From the first line of the listing below, retype each line up to and including the one with "color: '#000', width: 1.5"; pictures stay out.

• • • • • • •

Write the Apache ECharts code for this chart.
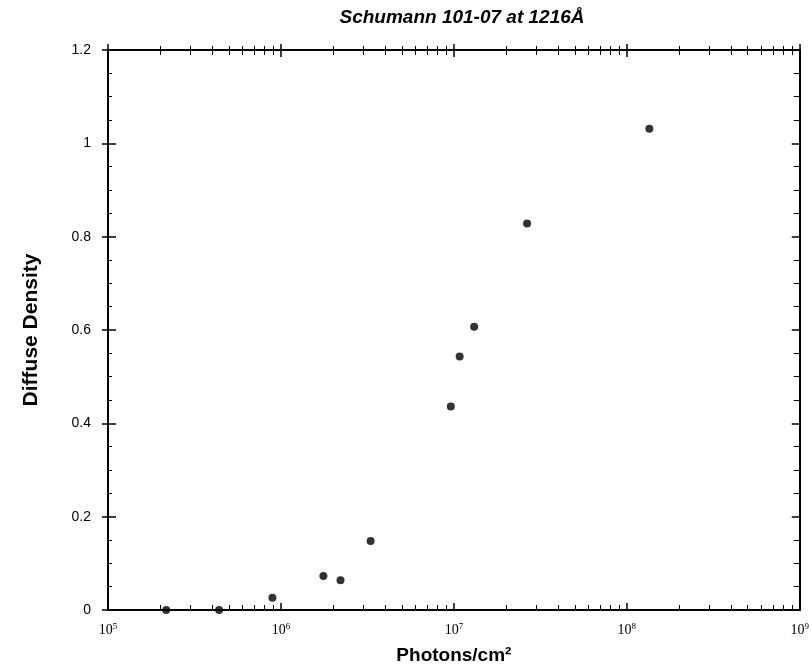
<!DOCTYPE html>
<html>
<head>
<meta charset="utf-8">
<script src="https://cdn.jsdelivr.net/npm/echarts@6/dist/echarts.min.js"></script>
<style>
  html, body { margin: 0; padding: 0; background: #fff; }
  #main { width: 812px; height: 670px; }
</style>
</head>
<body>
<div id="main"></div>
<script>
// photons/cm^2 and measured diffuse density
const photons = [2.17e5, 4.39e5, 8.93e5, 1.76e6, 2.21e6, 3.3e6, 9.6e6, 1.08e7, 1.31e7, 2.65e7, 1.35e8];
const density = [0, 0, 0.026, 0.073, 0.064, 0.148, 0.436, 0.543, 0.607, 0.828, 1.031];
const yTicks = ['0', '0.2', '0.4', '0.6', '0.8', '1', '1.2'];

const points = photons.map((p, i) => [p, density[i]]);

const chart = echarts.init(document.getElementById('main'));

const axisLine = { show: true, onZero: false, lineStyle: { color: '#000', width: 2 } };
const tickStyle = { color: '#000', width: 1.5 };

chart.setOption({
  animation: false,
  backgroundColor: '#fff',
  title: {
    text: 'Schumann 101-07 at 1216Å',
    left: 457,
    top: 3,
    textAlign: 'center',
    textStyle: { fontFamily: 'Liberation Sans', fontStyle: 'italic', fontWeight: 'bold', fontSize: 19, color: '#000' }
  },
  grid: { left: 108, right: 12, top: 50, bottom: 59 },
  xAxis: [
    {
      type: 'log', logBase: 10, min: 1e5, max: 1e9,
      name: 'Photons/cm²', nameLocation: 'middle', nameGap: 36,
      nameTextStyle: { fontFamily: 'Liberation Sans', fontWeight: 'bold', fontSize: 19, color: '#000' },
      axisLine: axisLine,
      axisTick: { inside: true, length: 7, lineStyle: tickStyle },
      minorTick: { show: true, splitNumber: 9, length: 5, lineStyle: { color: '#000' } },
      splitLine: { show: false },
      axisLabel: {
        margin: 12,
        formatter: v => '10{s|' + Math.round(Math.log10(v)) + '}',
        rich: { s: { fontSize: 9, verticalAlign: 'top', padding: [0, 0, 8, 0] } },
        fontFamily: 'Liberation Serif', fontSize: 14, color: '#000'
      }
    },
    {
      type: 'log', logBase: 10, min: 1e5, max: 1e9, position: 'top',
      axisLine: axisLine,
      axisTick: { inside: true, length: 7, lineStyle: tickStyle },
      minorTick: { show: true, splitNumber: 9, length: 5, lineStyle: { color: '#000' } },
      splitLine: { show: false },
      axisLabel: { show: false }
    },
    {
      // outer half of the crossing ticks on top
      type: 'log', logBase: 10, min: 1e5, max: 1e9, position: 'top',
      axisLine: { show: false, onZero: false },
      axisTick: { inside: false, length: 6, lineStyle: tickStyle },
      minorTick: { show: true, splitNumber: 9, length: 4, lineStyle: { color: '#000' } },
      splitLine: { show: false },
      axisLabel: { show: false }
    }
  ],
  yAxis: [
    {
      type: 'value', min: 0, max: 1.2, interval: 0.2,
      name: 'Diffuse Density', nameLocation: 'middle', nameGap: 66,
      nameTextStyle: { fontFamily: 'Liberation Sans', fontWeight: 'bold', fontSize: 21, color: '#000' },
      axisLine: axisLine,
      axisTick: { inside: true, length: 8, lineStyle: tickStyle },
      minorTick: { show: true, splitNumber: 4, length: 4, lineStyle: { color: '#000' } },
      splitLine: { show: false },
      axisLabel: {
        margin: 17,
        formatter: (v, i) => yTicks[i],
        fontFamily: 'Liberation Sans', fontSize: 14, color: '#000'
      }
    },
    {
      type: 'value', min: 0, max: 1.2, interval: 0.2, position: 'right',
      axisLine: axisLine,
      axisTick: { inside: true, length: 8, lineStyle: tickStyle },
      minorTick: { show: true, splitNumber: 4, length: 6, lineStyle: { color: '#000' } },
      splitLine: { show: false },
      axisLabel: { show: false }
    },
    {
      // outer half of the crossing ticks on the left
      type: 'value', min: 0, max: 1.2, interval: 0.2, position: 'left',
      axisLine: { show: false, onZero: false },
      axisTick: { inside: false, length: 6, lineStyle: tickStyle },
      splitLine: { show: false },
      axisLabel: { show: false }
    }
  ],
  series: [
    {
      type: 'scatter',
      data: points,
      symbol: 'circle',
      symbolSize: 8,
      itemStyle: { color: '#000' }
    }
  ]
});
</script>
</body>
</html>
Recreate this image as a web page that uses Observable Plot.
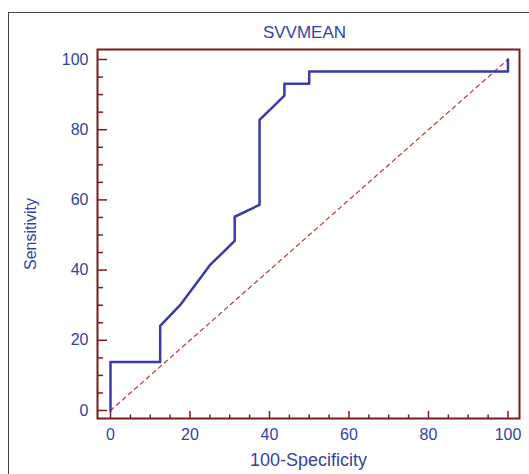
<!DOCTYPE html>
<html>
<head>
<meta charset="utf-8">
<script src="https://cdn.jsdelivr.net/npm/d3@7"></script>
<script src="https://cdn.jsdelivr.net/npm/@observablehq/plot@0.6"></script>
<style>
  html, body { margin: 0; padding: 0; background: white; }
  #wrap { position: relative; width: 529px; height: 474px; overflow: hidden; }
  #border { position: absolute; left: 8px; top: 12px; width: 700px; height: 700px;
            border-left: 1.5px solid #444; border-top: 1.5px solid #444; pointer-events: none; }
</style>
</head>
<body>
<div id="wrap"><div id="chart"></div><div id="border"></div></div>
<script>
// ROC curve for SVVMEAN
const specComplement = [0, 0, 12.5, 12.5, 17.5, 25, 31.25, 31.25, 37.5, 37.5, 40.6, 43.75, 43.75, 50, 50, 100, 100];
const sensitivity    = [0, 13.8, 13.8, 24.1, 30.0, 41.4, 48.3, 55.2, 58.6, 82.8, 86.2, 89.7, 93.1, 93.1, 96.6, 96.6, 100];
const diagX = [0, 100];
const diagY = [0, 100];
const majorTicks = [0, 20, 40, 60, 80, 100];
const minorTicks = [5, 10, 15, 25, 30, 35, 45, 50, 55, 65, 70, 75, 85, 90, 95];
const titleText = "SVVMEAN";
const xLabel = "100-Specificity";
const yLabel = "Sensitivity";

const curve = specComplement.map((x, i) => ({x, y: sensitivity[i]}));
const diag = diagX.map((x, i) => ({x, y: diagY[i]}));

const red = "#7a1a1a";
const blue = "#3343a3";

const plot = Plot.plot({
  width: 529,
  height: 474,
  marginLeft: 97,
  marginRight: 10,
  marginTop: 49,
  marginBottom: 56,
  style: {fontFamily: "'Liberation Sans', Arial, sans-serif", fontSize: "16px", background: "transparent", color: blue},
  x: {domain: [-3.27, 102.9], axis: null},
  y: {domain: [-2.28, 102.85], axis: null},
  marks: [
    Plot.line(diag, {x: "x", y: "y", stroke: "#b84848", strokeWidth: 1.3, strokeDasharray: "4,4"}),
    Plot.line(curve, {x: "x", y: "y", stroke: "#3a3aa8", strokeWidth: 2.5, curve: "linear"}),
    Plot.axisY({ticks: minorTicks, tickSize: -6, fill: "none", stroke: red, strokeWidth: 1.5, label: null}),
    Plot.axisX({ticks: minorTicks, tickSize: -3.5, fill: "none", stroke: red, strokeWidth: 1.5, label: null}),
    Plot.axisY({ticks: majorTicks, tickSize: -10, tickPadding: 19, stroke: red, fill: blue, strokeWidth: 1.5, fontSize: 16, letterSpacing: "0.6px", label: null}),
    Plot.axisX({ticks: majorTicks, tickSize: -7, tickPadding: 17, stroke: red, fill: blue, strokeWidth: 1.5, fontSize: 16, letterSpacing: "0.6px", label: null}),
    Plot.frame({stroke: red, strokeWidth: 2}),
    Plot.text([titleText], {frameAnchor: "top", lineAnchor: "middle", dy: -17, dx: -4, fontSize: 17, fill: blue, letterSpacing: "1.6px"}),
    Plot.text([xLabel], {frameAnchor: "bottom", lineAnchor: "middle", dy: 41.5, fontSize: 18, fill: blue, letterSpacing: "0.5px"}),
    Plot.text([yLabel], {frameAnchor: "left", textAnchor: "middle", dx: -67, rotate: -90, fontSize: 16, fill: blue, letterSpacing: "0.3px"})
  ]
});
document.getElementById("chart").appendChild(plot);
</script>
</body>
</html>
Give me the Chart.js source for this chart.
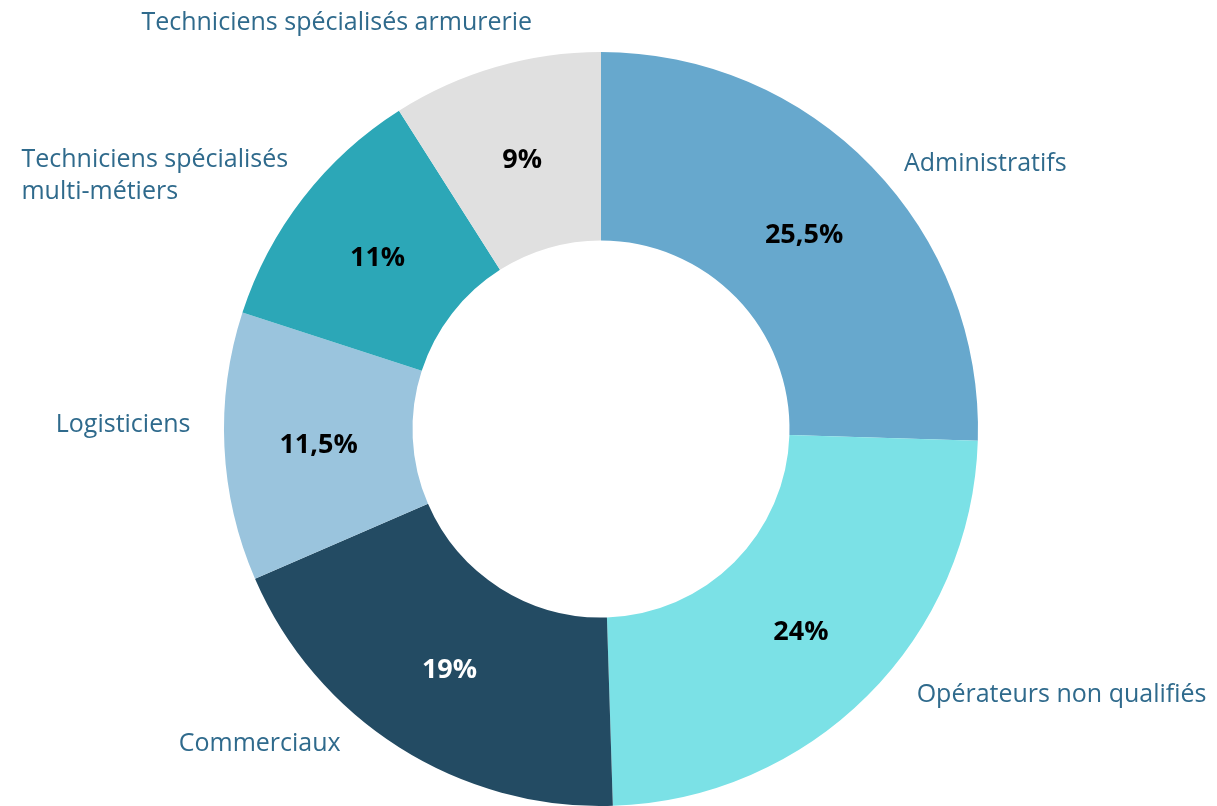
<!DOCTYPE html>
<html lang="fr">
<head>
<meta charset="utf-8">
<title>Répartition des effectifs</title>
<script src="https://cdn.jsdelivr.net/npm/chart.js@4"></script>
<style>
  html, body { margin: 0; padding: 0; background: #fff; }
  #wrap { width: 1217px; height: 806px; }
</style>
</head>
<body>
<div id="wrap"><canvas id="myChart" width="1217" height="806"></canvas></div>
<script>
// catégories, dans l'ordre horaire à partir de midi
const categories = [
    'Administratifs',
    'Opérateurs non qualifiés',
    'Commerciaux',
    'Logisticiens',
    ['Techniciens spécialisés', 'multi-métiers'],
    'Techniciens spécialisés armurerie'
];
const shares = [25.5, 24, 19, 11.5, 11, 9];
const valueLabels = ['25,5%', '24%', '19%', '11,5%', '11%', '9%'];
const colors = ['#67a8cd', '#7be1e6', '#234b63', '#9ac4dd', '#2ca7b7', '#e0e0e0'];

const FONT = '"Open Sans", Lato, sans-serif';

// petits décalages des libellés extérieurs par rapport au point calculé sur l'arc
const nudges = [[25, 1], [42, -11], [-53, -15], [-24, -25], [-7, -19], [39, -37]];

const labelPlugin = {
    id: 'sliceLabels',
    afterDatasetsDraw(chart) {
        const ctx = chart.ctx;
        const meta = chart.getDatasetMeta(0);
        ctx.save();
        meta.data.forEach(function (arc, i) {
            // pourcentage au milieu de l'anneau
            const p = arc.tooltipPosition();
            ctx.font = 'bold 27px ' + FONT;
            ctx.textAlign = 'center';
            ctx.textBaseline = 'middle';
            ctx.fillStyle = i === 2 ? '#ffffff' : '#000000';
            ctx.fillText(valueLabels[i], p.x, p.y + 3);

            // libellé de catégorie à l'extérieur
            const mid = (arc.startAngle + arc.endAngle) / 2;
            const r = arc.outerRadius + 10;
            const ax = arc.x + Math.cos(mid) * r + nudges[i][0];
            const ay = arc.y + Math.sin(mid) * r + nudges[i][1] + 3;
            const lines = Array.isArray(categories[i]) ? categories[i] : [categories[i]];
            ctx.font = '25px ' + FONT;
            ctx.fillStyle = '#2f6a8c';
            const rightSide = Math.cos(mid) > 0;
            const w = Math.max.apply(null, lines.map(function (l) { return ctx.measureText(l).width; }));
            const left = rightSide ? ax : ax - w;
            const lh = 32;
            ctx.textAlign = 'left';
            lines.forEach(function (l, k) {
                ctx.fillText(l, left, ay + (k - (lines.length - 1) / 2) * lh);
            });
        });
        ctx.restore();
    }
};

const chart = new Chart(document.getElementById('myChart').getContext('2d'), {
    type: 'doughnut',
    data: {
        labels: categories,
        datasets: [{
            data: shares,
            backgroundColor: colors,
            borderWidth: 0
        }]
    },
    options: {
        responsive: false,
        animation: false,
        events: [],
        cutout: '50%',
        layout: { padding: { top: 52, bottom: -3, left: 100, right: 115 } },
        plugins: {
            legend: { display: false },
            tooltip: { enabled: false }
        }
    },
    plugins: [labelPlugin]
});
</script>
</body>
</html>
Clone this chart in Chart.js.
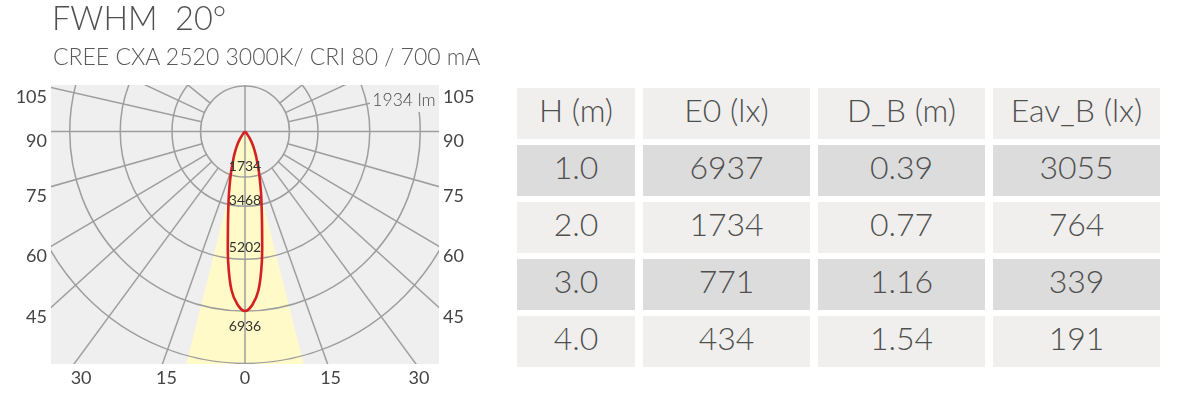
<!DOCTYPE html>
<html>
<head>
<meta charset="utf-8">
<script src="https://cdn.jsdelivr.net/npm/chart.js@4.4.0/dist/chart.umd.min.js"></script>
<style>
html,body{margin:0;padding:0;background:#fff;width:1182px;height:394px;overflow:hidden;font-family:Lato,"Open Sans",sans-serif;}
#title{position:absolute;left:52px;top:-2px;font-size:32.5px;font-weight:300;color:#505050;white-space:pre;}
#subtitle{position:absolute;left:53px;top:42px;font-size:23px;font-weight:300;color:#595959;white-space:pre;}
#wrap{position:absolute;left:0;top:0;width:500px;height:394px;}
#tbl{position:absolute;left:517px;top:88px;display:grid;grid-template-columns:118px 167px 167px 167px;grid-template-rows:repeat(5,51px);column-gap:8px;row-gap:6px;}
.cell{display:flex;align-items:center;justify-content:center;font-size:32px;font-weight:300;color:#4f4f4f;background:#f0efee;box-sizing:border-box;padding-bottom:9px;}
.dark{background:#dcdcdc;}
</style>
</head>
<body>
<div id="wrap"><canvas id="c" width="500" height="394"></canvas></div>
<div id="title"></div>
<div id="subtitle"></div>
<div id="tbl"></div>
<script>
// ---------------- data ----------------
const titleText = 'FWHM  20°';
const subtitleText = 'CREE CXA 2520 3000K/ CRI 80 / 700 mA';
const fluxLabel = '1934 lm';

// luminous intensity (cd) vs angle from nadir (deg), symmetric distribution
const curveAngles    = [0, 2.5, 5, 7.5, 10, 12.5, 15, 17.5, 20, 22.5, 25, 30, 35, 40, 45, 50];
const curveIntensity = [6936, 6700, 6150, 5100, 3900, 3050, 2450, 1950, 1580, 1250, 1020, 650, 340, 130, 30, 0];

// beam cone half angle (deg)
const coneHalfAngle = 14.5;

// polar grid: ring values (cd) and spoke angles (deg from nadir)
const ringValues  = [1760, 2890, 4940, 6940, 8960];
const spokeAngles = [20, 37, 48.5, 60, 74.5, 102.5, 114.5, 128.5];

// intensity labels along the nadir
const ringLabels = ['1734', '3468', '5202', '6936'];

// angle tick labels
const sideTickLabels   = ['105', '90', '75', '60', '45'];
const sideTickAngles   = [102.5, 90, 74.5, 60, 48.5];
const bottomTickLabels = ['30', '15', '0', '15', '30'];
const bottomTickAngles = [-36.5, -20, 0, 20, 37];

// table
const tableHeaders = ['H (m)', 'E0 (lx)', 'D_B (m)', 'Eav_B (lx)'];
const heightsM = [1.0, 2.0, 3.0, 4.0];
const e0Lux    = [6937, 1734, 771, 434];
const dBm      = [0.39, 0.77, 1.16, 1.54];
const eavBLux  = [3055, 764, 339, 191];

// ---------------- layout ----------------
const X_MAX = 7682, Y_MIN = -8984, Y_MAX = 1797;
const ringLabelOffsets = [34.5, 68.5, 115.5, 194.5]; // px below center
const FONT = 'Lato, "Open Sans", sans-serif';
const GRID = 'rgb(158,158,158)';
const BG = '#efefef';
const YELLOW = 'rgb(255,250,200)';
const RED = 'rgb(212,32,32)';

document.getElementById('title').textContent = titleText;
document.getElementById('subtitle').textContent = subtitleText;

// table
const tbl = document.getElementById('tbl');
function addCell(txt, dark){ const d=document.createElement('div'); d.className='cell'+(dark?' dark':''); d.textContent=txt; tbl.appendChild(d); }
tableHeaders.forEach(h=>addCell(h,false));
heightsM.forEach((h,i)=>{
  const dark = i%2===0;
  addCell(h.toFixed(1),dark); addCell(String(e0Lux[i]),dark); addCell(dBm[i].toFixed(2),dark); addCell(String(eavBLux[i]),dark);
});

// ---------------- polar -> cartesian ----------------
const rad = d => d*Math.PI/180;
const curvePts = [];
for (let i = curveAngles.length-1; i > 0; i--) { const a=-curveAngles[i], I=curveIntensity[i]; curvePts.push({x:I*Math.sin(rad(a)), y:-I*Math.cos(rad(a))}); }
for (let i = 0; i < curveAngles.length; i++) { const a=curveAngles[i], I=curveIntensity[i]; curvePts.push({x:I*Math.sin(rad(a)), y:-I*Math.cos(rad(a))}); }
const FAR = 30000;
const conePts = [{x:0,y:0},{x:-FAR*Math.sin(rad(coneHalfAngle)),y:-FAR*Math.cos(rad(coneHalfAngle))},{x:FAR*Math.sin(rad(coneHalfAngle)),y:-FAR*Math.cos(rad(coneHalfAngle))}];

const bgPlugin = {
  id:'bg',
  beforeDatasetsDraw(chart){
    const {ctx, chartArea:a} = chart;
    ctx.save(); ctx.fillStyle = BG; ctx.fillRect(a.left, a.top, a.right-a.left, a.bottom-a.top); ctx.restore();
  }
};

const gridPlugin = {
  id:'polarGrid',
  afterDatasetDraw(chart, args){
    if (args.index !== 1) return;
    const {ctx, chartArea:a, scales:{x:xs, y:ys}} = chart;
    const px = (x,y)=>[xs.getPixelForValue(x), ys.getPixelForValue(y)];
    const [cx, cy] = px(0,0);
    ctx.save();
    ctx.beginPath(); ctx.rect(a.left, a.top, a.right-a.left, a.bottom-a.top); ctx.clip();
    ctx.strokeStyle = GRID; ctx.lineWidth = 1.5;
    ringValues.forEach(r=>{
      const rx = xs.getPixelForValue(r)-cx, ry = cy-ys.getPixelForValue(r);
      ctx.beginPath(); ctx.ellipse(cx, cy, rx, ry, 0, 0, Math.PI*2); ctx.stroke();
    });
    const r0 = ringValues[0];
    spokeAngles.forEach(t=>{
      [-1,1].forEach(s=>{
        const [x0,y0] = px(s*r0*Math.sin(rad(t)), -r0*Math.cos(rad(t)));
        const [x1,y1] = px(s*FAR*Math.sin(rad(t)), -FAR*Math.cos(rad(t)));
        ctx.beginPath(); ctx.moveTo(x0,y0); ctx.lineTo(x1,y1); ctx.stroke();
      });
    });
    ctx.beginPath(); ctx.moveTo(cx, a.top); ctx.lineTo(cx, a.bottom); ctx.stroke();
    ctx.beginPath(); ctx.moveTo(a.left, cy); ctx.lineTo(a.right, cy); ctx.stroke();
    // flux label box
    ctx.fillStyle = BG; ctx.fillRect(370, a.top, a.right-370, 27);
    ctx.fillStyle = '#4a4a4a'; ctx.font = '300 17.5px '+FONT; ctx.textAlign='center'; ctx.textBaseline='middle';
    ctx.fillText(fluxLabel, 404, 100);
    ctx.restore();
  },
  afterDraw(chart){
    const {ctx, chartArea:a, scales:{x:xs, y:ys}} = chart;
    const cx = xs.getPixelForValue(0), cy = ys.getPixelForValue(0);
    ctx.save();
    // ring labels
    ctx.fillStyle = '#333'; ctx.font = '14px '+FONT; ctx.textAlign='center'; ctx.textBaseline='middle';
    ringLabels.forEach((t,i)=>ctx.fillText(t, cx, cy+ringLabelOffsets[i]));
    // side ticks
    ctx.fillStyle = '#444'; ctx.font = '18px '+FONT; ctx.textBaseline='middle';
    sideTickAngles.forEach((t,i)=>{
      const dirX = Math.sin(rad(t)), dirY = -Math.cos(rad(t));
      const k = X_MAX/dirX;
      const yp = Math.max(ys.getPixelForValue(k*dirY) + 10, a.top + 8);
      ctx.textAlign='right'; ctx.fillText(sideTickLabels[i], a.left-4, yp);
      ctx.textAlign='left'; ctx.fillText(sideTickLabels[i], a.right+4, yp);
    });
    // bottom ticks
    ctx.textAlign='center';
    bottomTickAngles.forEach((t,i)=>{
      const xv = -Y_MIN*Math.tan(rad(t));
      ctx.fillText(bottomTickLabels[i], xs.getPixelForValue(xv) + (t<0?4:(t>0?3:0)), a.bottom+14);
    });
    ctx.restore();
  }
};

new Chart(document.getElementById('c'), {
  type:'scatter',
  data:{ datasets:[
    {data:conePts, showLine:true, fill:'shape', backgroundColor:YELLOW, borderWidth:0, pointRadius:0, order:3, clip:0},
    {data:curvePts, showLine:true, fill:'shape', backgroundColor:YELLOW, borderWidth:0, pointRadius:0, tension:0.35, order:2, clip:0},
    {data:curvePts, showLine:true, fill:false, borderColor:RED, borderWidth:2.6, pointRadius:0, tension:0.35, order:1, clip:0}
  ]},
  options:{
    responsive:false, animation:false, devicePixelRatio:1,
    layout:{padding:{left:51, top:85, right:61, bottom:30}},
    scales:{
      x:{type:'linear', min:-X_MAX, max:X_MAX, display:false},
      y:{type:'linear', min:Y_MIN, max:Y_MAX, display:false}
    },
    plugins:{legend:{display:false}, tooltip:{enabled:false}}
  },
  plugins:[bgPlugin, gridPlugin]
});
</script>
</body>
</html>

• • • • • • •

-- Result of the task --
Write the Apache ECharts code for this chart.
<!DOCTYPE html>
<html>
<head>
<meta charset="utf-8">
<script src="https://cdn.jsdelivr.net/npm/echarts@6/dist/echarts.min.js"></script>
<style>
  html, body { margin: 0; padding: 0; background: #fff; }
  #main { width: 812px; height: 670px; }
</style>
</head>
<body>
<div id="main"></div>
<script>
// photons/cm^2 and measured diffuse density
const photons = [2.17e5, 4.39e5, 8.93e5, 1.76e6, 2.21e6, 3.3e6, 9.6e6, 1.08e7, 1.31e7, 2.65e7, 1.35e8];
const density = [0, 0, 0.026, 0.073, 0.064, 0.148, 0.436, 0.543, 0.607, 0.828, 1.031];
const yTicks = ['0', '0.2', '0.4', '0.6', '0.8', '1', '1.2'];

const points = photons.map((p, i) => [p, density[i]]);

const chart = echarts.init(document.getElementById('main'));

const axisLine = { show: true, onZero: false, lineStyle: { color: '#000', width: 2 } };
const tickStyle = { color: '#000', width: 1.5 };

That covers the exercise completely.